Margaret Atwood's Payback: Debt and the Shadow Side of Wealth arrives at an amazingly opportune time, when families are watching jobs and mortgages implode, corporations and communities are running out of credit, and the global economic system is undergoing a meltdown--all because of debt. It is, truly, payback time. And while Atwood's book was completed before the Credit Crash of August, 2008, readers will have that ongoing dramatic scenario fresh in their minds as they follow her investigations into the meaning of debt. "Like air," she says, "it's all around us, but we never think about it unless something goes wrong with the supply." Something has gone wrong, and it's time--past time--to give it some very serious thought. This is just what Atwood does, in a wry, witty, wonderful dance of ideas about debt and its importance in human cultures.

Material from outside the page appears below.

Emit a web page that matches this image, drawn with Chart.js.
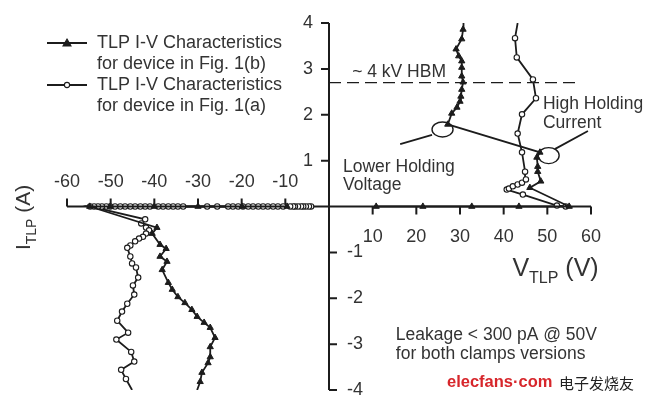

A word of caution for starters, though: if you're looking for suggestions for getting out of the debt mess you're in, you've come to the wrong book. Payback is not a how-to, or even a how-not-to. It is a how-we-got-here, a how-this-is, a how-to-think-about-it, an intellectual (sometimes maddeningly so) journey into the meaning of debt. Atwood examines debt as a metaphor for all our obligations to one another; debt and sin; debt as a literary subtext in everything from Mephistopheles and Vanity Fair to A Christmas Carol; unpaid and unpayable debt; and the "debtor/creditor twinship." When you stop to think about it (and you do stop, and you do think, under Atwood's spell), debt and credit underlie everything under our sun and beyond, even our redemptive and retributive notions of Heaven and Hell. "In Heaven," Atwood writes, "there are no debts--all have been paid, one way or another." Hell is a different story. It's an "infernal maxed-out credit card that multiples the charges endlessly."
You can read Atwood's book in many ways. As an illuminating companion to Jacob Needleman's Money and the Meaning of Life, for instance. Or as a cautionary tale about what happens when we borrow more--money, time, natural resources--than it is possible to repay. Or as a literary tour de force that celebrates the audacity of a gifted and agile wordsmith. Read it to be challenged, to be frustrated, perhaps even to be angered by some of the writer's glib simplifications, and to raise compelling questions. Don't read it for answers, because Atwood, like most poets, doesn't have them and doesn't really want them. In the end, in her reworking of the tale of Ebenezer Scrooge, all she has--all we have--are questions:
I don't really own anything, Scrooge thinks. Not even my body. Everything I have is only borrowed. I'm not really rich at all, I'm heavily in debt. How do I even begin to pay back what I owe? Where should I start?
It is a question that many of us, these days, are hard-pressed to answer.